TASK TO COMPLETE: Can you output, word for word, the lines between the one holding "Emit a component" and the one holding "number; d: number", inclusive, leaving out any pictures?

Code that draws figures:
++++++++++
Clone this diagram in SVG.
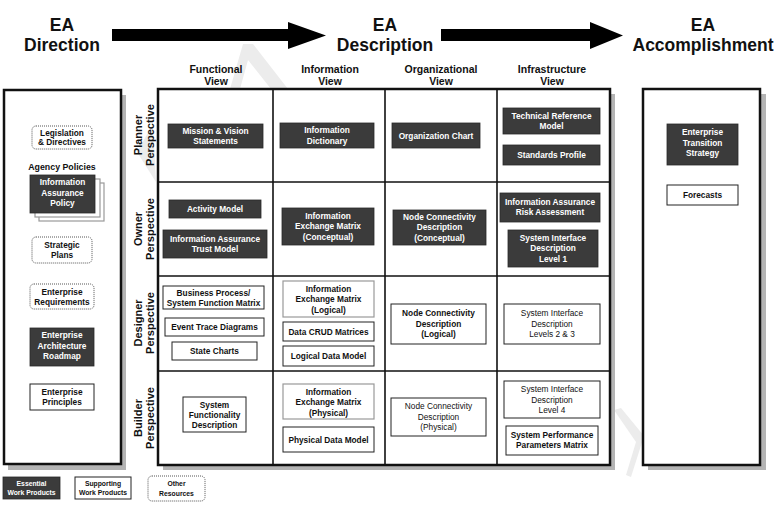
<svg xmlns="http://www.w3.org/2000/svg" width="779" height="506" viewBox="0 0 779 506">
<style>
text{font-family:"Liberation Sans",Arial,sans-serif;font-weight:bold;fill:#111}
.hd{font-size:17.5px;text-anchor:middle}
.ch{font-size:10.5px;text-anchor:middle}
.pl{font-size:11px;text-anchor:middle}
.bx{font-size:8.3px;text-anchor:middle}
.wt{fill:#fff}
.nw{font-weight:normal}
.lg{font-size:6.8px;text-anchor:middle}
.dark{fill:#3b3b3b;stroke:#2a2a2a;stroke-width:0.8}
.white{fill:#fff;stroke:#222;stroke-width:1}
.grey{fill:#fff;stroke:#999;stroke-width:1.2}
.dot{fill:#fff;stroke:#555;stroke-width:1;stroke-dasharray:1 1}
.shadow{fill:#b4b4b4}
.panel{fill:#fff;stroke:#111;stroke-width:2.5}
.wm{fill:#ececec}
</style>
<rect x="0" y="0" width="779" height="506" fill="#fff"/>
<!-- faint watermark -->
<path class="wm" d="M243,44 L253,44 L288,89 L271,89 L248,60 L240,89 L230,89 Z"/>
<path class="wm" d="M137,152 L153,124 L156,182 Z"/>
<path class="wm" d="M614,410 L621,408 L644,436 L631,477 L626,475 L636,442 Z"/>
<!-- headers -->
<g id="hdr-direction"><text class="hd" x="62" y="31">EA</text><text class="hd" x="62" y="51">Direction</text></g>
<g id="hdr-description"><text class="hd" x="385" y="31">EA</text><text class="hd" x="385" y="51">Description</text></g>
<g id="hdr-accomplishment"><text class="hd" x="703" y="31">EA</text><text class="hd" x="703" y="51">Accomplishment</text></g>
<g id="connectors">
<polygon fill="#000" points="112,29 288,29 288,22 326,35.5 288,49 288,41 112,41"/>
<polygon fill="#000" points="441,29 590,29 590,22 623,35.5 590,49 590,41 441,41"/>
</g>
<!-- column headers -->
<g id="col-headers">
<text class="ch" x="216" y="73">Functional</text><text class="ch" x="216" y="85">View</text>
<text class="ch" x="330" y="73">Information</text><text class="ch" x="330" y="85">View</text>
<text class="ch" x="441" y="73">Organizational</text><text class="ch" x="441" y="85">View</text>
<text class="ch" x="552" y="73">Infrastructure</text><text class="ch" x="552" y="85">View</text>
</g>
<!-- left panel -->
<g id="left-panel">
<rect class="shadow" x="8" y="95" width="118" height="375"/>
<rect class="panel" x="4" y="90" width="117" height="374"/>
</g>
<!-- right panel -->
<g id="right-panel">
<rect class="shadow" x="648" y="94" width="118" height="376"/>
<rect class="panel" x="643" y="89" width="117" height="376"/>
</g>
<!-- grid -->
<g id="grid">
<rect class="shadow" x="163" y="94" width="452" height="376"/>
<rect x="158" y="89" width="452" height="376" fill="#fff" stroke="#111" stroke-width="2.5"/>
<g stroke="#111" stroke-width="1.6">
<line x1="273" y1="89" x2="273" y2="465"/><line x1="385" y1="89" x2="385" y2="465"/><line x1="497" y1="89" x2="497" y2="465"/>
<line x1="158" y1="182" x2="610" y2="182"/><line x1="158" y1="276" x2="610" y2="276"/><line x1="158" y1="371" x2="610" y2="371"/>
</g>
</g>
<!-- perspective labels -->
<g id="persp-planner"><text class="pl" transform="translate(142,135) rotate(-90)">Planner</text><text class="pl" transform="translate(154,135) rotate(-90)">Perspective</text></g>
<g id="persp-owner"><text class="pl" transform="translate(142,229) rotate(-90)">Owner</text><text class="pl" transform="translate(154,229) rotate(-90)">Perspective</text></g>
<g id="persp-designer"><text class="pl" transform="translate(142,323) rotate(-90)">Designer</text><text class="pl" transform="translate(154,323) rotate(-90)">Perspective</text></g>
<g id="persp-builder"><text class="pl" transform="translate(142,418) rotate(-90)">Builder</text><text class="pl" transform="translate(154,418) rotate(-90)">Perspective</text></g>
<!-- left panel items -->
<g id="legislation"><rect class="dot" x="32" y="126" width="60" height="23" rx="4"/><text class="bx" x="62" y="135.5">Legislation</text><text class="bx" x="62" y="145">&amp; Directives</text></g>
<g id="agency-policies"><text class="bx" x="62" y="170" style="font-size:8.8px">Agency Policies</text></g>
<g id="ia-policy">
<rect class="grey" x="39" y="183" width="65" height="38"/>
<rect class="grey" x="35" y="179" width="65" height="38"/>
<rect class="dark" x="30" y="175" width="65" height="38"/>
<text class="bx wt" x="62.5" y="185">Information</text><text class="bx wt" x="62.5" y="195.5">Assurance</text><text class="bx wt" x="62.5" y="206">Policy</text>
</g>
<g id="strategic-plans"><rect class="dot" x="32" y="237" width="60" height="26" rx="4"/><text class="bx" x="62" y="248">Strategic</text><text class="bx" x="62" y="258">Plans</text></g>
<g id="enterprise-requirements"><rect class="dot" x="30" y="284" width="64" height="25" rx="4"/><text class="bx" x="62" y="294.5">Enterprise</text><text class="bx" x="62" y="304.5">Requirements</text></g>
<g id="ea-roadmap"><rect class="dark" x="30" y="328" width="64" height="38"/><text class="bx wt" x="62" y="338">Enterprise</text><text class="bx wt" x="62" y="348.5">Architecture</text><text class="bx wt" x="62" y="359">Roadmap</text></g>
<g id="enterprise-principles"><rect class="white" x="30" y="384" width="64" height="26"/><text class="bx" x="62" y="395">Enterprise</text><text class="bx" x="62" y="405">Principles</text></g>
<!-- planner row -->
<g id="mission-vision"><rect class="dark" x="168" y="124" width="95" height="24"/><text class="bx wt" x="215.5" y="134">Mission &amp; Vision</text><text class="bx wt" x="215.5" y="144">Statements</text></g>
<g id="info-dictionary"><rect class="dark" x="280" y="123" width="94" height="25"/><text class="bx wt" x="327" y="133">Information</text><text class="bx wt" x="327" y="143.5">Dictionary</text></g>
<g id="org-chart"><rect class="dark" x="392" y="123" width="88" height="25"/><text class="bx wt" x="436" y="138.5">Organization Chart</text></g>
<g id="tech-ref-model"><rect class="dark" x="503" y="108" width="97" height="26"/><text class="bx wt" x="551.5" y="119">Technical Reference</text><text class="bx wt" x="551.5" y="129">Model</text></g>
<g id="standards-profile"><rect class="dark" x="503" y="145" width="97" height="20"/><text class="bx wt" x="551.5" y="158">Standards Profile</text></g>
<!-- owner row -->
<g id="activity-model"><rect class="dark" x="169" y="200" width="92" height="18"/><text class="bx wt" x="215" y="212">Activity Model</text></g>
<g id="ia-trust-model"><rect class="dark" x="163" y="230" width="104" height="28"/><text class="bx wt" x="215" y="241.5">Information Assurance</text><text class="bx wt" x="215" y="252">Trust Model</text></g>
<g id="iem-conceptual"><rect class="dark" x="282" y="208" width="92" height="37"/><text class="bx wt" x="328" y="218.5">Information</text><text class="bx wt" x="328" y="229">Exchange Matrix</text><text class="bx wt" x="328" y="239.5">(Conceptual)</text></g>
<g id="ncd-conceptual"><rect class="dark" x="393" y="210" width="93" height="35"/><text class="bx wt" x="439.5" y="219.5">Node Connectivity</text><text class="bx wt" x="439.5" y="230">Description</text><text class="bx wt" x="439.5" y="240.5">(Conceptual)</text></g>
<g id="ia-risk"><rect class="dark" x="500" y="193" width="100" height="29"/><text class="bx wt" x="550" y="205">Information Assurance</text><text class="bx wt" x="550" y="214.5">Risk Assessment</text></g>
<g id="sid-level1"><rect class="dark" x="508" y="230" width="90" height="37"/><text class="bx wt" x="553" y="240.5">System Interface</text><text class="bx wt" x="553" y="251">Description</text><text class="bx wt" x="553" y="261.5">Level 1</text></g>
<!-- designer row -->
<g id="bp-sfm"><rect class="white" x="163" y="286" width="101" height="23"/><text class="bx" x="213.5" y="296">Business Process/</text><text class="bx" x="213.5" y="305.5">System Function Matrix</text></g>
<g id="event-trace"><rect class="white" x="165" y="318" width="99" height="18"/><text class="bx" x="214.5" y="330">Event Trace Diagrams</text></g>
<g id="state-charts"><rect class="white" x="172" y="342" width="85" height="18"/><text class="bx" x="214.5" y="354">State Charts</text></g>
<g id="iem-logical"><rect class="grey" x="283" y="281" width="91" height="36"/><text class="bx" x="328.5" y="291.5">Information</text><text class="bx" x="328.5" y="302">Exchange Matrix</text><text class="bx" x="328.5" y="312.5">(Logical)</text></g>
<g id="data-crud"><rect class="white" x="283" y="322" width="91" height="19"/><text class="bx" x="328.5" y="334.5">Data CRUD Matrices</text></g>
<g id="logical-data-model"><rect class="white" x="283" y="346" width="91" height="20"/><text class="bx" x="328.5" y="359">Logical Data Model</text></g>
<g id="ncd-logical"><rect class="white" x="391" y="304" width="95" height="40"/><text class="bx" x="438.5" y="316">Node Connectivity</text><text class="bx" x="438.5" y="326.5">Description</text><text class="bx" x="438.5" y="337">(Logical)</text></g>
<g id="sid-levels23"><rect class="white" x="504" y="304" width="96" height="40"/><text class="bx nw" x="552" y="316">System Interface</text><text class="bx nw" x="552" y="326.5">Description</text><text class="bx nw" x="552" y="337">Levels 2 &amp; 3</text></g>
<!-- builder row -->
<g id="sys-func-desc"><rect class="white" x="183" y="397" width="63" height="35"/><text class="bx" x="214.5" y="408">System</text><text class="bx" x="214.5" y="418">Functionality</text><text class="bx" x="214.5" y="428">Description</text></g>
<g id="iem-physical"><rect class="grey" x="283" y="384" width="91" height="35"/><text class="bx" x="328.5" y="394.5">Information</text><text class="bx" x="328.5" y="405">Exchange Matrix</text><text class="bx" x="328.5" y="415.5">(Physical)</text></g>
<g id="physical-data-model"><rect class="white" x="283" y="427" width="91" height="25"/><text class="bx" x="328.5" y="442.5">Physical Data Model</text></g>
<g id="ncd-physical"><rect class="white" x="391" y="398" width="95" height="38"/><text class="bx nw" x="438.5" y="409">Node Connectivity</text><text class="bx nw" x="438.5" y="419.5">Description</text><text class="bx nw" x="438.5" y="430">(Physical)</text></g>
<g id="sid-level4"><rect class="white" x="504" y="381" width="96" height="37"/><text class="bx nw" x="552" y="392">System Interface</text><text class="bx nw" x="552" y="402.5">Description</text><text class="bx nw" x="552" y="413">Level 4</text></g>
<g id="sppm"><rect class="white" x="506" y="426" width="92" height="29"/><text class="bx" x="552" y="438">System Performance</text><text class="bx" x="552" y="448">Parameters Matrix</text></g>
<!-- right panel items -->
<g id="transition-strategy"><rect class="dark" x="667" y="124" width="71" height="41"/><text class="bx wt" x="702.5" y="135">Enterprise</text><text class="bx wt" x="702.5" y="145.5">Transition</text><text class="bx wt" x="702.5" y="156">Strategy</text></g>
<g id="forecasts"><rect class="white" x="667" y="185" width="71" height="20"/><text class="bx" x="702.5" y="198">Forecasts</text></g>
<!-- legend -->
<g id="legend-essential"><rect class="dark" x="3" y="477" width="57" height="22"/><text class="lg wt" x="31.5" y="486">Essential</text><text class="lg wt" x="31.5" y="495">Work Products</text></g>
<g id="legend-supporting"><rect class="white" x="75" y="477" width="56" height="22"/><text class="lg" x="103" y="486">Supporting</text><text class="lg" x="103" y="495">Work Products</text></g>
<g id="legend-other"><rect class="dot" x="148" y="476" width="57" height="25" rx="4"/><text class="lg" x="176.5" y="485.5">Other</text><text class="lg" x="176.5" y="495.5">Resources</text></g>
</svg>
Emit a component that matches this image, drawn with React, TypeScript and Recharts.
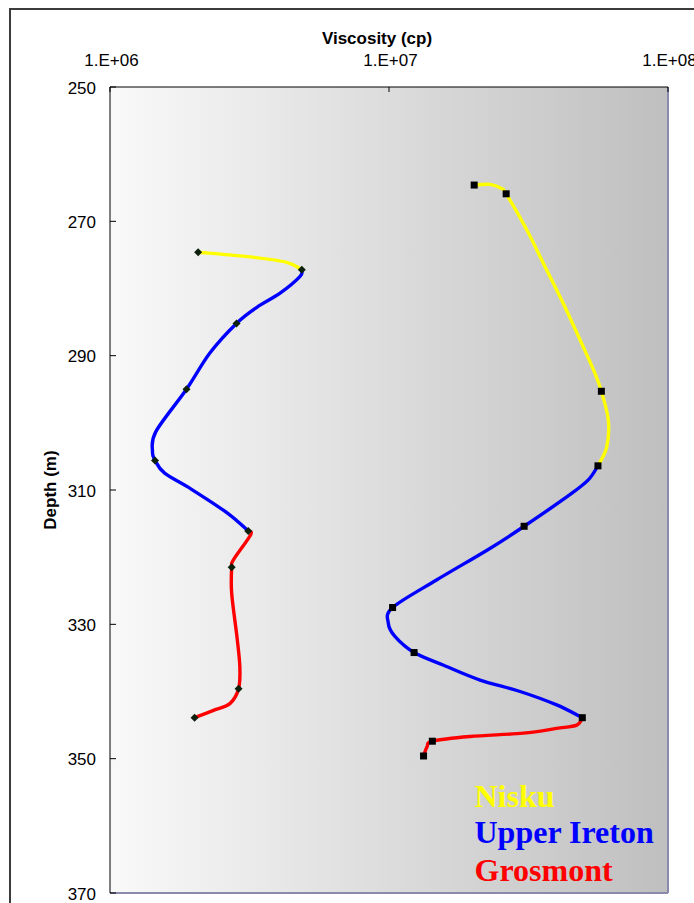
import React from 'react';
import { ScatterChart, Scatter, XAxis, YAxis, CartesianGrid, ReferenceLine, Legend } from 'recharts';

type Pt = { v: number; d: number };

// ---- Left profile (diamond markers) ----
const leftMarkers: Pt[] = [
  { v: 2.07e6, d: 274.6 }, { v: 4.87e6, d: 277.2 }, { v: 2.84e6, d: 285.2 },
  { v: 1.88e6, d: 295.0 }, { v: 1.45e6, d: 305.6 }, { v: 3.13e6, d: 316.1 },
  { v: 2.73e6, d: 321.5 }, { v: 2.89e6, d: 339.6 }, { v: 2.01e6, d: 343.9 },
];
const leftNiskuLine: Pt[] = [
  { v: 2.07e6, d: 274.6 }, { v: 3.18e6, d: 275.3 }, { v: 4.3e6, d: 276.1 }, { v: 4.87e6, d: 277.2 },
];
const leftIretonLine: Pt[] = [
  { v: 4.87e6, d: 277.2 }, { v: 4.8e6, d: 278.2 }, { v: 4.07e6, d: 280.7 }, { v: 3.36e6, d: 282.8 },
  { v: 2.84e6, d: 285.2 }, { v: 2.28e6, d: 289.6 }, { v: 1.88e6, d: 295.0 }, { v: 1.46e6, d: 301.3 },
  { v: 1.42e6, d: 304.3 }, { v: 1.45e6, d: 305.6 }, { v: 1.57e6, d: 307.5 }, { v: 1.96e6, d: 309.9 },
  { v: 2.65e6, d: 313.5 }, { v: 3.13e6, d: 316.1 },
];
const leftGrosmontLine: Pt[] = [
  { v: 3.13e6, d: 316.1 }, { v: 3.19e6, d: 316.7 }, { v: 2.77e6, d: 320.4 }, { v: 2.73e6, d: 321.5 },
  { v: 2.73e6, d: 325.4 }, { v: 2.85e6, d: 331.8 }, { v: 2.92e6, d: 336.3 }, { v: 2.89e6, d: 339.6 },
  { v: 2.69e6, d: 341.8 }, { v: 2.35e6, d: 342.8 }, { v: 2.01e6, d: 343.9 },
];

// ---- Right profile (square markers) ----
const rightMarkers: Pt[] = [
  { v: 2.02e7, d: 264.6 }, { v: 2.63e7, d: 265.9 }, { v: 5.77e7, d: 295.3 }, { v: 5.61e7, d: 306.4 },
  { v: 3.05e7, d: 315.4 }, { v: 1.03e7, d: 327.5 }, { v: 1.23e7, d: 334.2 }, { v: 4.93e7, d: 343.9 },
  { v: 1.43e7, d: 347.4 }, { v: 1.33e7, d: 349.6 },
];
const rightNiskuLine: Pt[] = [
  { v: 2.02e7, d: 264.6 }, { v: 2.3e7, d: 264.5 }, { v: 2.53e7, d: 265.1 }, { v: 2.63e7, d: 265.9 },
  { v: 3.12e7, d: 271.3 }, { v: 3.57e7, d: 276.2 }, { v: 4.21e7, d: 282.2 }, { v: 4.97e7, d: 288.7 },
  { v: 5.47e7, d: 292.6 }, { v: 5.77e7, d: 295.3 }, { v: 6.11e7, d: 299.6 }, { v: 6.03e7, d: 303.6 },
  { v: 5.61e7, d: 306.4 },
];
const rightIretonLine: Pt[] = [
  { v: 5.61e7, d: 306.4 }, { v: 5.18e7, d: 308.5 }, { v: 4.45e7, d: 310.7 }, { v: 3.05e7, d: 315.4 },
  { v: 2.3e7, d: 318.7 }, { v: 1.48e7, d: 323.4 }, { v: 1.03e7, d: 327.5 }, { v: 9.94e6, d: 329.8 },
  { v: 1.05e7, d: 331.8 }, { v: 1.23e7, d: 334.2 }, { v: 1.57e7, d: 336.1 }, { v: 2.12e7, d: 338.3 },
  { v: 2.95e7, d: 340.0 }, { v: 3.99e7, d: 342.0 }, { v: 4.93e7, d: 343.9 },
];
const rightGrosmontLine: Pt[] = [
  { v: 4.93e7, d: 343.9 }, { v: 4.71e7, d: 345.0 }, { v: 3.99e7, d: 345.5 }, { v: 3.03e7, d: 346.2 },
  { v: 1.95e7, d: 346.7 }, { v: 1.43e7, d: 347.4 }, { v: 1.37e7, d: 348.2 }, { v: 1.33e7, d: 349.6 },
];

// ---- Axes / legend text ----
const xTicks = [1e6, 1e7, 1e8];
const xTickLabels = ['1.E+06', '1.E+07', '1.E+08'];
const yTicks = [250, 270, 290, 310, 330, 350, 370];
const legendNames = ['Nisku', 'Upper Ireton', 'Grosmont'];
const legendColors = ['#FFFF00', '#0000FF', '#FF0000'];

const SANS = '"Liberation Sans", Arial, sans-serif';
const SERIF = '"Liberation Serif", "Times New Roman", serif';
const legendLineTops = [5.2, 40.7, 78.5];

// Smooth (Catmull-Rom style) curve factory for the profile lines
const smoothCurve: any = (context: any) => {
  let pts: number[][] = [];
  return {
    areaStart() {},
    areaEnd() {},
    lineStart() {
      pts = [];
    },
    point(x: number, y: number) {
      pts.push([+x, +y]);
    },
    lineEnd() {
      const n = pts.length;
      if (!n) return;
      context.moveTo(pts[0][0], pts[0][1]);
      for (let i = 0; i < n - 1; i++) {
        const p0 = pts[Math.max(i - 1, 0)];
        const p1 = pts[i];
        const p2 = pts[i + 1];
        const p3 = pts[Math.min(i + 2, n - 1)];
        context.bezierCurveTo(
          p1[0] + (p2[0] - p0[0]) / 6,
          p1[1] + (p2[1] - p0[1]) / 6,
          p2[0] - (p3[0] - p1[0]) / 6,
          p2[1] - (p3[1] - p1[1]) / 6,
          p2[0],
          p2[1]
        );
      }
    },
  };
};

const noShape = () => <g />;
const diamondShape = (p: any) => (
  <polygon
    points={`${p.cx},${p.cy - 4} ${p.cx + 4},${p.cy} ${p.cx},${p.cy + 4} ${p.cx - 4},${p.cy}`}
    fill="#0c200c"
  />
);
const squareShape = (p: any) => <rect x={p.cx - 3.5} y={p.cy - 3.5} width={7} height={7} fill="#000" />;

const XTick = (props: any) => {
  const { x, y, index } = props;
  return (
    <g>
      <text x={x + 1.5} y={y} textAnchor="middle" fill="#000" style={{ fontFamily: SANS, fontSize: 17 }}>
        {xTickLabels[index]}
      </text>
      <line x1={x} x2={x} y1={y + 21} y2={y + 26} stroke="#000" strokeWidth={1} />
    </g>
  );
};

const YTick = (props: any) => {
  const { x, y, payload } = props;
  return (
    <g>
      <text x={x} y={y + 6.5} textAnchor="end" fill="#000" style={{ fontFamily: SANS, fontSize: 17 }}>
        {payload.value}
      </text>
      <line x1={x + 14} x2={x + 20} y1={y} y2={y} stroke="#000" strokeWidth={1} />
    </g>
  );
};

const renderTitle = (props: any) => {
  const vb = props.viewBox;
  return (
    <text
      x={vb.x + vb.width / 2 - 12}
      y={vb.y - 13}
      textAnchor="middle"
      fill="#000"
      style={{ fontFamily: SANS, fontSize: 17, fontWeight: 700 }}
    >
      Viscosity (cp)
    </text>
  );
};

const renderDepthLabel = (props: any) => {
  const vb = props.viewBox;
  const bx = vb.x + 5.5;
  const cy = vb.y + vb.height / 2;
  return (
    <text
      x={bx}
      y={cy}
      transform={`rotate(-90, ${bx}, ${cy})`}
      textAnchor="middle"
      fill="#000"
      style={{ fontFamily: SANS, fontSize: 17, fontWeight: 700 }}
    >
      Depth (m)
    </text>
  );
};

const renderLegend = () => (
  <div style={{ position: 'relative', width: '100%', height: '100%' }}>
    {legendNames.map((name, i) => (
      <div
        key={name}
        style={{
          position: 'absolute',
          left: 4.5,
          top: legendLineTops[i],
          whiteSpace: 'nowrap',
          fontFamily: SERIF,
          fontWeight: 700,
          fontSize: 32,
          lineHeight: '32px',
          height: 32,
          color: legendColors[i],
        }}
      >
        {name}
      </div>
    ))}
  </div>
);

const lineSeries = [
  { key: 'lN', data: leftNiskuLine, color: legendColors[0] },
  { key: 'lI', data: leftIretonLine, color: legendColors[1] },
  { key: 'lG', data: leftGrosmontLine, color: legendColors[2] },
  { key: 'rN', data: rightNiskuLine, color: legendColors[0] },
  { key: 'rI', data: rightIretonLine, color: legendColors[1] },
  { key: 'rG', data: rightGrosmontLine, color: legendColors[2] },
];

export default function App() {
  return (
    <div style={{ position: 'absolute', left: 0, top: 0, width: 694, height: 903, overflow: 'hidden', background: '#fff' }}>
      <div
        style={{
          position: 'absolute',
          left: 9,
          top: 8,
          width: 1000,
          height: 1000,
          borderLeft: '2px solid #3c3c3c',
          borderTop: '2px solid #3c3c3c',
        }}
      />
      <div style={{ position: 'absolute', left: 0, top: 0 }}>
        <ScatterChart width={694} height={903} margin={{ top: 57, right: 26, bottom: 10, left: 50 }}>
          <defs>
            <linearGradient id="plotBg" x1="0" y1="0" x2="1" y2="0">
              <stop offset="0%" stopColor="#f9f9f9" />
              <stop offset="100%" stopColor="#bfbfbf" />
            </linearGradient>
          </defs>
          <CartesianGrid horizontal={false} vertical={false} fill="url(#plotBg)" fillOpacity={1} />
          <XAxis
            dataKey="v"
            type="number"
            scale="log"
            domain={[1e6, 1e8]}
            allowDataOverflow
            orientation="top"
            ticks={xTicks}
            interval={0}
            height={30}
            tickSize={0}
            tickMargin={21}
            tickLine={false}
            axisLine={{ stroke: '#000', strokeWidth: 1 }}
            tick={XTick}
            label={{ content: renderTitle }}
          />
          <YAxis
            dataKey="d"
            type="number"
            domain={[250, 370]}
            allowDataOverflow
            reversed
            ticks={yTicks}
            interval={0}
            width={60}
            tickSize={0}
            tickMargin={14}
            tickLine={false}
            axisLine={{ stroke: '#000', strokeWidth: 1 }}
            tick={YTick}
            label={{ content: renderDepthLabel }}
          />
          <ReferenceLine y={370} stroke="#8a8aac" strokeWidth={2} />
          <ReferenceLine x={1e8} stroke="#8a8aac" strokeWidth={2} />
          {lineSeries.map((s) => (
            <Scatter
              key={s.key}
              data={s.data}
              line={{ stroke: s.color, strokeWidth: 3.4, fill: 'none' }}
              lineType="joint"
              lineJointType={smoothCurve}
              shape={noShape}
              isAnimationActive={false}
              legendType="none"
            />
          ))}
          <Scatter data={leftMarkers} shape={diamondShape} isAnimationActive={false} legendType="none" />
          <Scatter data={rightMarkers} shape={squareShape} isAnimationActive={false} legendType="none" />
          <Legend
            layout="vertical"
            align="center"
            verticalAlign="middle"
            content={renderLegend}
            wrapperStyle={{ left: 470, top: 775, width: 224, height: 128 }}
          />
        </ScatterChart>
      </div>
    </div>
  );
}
++++++++++
COMPLETED TASK:
Emit a component that matches this image, drawn with React, TypeScript and Recharts.
import React from 'react';
import { ScatterChart, Scatter, XAxis, YAxis, CartesianGrid, ReferenceLine, Legend } from 'recharts';

type Pt = { v: number; d: number };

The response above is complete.